IMHO, at least they have *something* to show us for their time developing with a now "officially announced" product;
If you think that, by playing the "pride" card, you are going to force us to announce something before WE decide it's due time, then you are sadly mistaken. If we are going to announce it, it's only because we have an idea of when we can realistically release it, not because someone else has announced something similar.
And besides, from what I can see about what Orbx has shown so far, it's just a method to animated human characters which, exactly as I've sad, it's the SAME technology you see each time there's a jetway moving, a flag waving, etc. And I think Aerosoft already has some sceneries on sale with people animated with mesh skinning so, it's really nothing new, and it wouldn't be a first, even if they released it tomorrow.
It's just we are taking our time to do it right, ..
Since you cheaply labeled this as a brag, without obviously knowing anything about it, I'll explain it to you:
We haven't researched into human animation just to have one more eye-candy feature to decorate our sceneries. If we were satisfied with that, it would have been fairly easier to add them already. I repeat it again: once you have the ability to create a flag that waves in the wind, the basic technology is *exactly* the same.
Instead, we chose to create the fundaments first to do something flexible, which can be reused easily, that is not specifically linked to a certain scenery, that can have some kind of behavior, than can be extended, that can be *user* expanded as well. This means, a lot of preparation work first, and THEN the "showing off" part.
We had a test scenery almost a couple of years ago, with a marshaller *dancing* on the JFK runway, with unbelievably and "never seen before" animation quality, both because it was skinned and because it was derived from motion capture.

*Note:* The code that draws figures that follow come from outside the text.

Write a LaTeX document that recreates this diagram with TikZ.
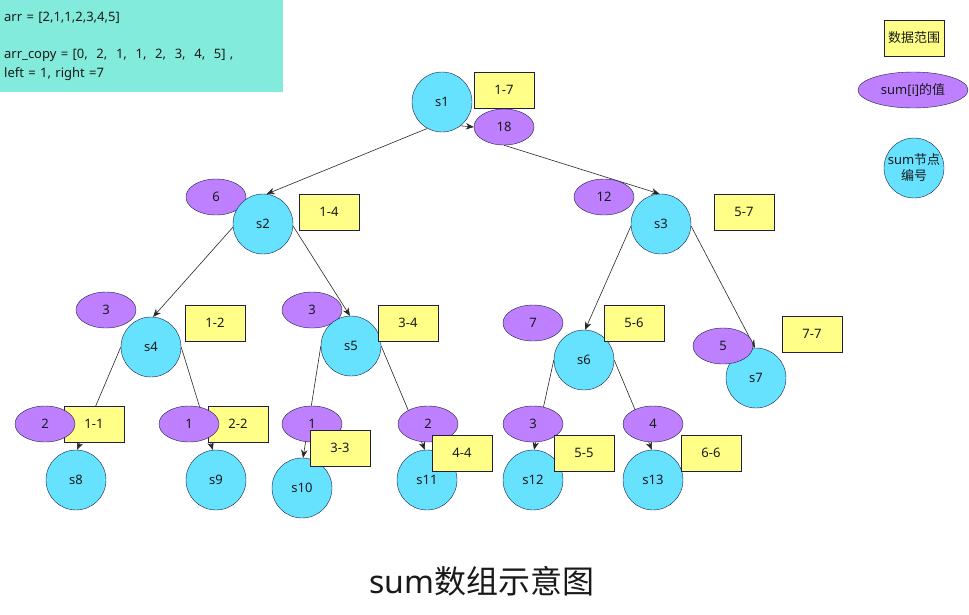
\documentclass[tikz,border=0pt]{standalone}
\usepackage{fontspec}
\setmainfont{Noto Sans}
\newfontfamily\cjk{Noto Sans CJK SC}
\usetikzlibrary{arrows.meta,shapes.geometric,backgrounds}

\definecolor{sblue}{RGB}{102,226,255}
\definecolor{spurple}{RGB}{191,128,255}
\definecolor{syellow}{RGB}{255,255,136}
\definecolor{steal}{RGB}{131,235,219}
\definecolor{navyline}{RGB}{30,30,72}

\begin{document}
\begin{tikzpicture}[
    x=1pt, y=-1pt,
    every node/.style={font=\fontsize{13}{16}\selectfont, text=black!90},
    snode/.style={circle, draw=navyline, fill=sblue, minimum size=60pt, inner sep=0pt},
    sumval/.style={ellipse, draw=navyline, fill=spurple, minimum width=60pt, minimum height=36pt, inner sep=0pt},
    rng/.style={rectangle, draw=navyline, fill=syellow, minimum width=60pt, minimum height=36pt, inner sep=0pt},
    infobox/.style={rectangle, fill=steal, minimum height=92pt, text width=275pt, inner xsep=4pt, align=left},
    link/.style={draw=black!85, line width=0.6pt, -{Stealth[length=8pt,width=6.5pt]}}
]
    \useasboundingbox (0,0) rectangle (969,614);

    \node[infobox, anchor=north west, font=\fontsize{13}{18.7}\selectfont] (info) at (0,0)
        {arr = [2,1,1,2,3,4,5]\\[18.7pt]
         arr\_copy = [0,\ \ 2,\ \ 1,\ \ 1,\ \ 2,\ \ 3,\ \ 4,\ \ 5] ,\\
         left = 1, right =7};

    \foreach \i/\x/\y/\t in {1/504/127/18, 2/216/197/6, 3/604/197/12, 4/106/310/3,
                            5/312/310/3, 6/533/323/7, 10/312/424/1, 11/428/424/2,
                            12/533/424/3, 13/653/424/4} {
        \node[sumval] (v\i) at (\x,\y) {\t};
    }

    \foreach \i/\x/\y in {1/442/102, 2/263/224, 3/661/224, 4/151/347, 5/351/346,
                          6/584/360, 7/756/378, 8/76/480, 9/216/480, 10/302/488,
                          11/427/480, 12/533/480, 13/653/480} {
        \node[snode] (s\i) at (\x,\y) {s\i};
    }

    \foreach \i/\x/\y/\t in {1/504/90/1-7, 2/329/212/1-4, 3/744/212/5-7, 4/215/323/1-2,
                            5/408/323/3-4, 6/634/323/5-6, 7/812/334/7-7, 8/94/424/1-1,
                            9/238/424/2-2, 10/340/448/3-3, 11/462/453/4-4,
                            12/584/453/5-5, 13/711/453/6-6} {
        \node[rng] (r\i) at (\x,\y) {\t};
    }

    \node[sumval] (v7) at (723,346) {5};
    \node[sumval] (v8) at (45,424) {2};
    \node[sumval] (v9) at (189,424) {1};

    \begin{scope}[on background layer]
        \foreach \a/\b in {s1.241/s2.83, s1.-52/v1.west, v1.south/s3.93,
                           s2.186/s4.86, s2.-4/s5.92, s3.184/s6.88, s3.-4/s7.92,
                           s4.west/s8.88, s4.east/s9.96, s5.west/s10.88, s5.east/s11.94,
                           s6.west/s12.88, s6.east/s13.92} {
            \draw[link] (\a) -- (\b);
        }
    \end{scope}

    \node[rng] (keyrng) at (914,38) {\cjk 数据范围};
    \node[sumval, minimum width=110pt] (keyval) at (913,90) {sum[i]{\cjk 的值}};
    \node[snode, align=center] (keynode) at (914,168) {sum{\cjk 节点}\\{\cjk 编号}};

    \node[font=\fontsize{32}{38}\selectfont] (title) at (482,581) {sum{\cjk 数组示意图}};
\end{tikzpicture}
\end{document}
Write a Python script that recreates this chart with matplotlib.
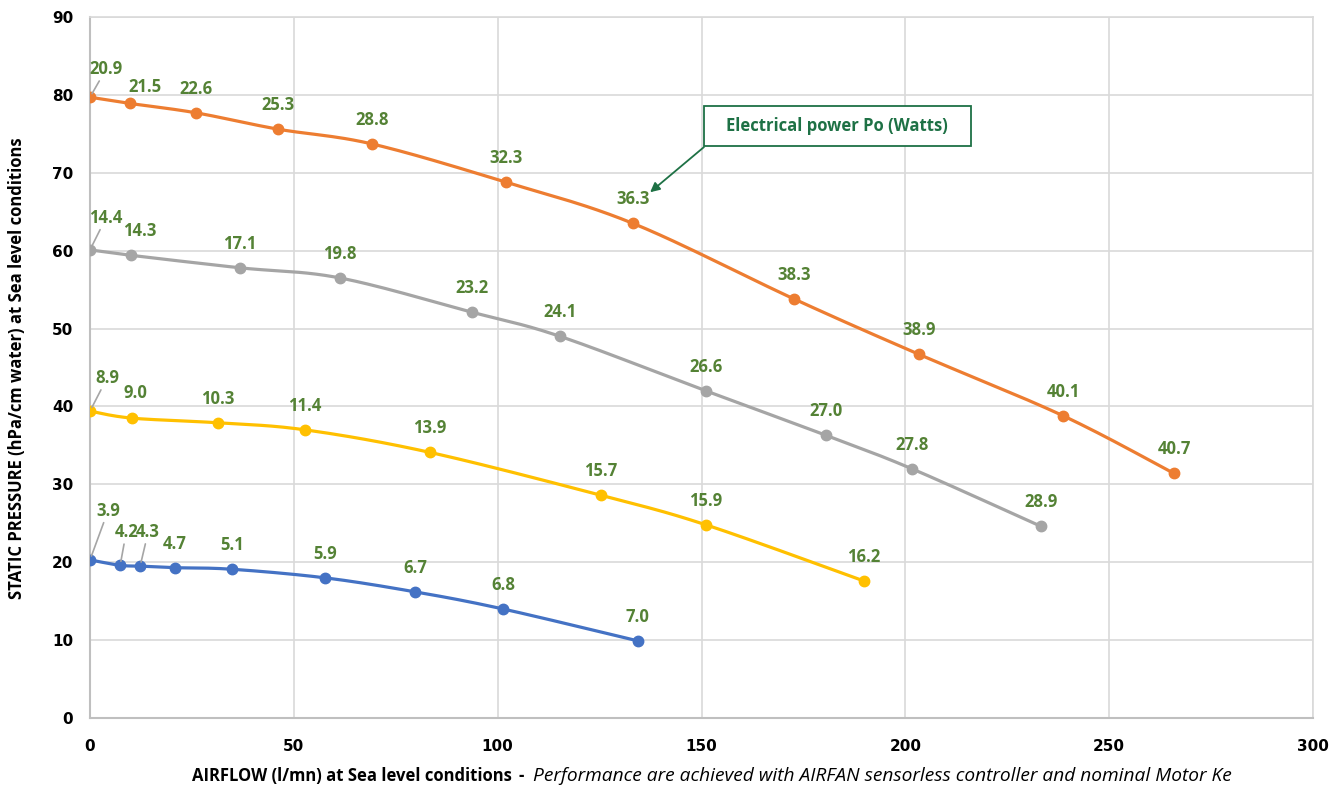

It was useful to do such test, because it was then that we learned the hard limit of 20-max bones for each character, which is somewhat unfortunate, since it's a little bit less to what is considered the standard (no James, it's not "wedding rings" missing, there are some issues with the very basic like, having to model a spine with less than standard bones, results in less natural movements), but at least we knew what was possible. Unfortunately, 2 years ago the market was still strongly supporting FS9. We couldn't invest all our time into an FSX-only technology back then.
If we decided to SHOW that back then, making a video clip, putting a marketing name on top of it, and then disappear for 18 months without any actual product to sell. Users would have any right to feel disappointed, because we show off something before it was ready, and put the cart before the horse, starting from the end, which is the actual final animation results.
Instead, we decided to do it in the right way, which means creating the foundation work first, and make it as flexible as possible, because we would like to do more than just additional eye-candy for our sceneries. For example, before showing off, we made an complete animation player, so we are not really restricted by loops, but our animations are more like scripts, so they can do whatever we want to.
I think people expect these guys would DO something useful, other then just being nice to look at it, otherwise the novelty effect will wear off soon enough. So, "doing it right", means integrate them into the airport life, and with the other systems we have, like ParkMe, for example. That was a start but, once you decided to Park somewhere, wouldn't be nice if everyone in the airport would *know* about that, and act accordingly ?
To do this, you need a Script Engine, with a real programming language (no, not XML, that's not a programming language...), with the ability for the various parts to talk to each other. Which, incidentally, is exactly what we HAVE in our products, the Couatl Python engine of course, and it took quite some time to perfect it and test it in the outside world, with real products using it (like XPOI, which is 100% Python code). Now that we know we can rely on that, we are sure will be able to put all the pieces together thanks to it so, when the human animations will eventually arrive, they'll integrate nicely with all the rest of the things we do.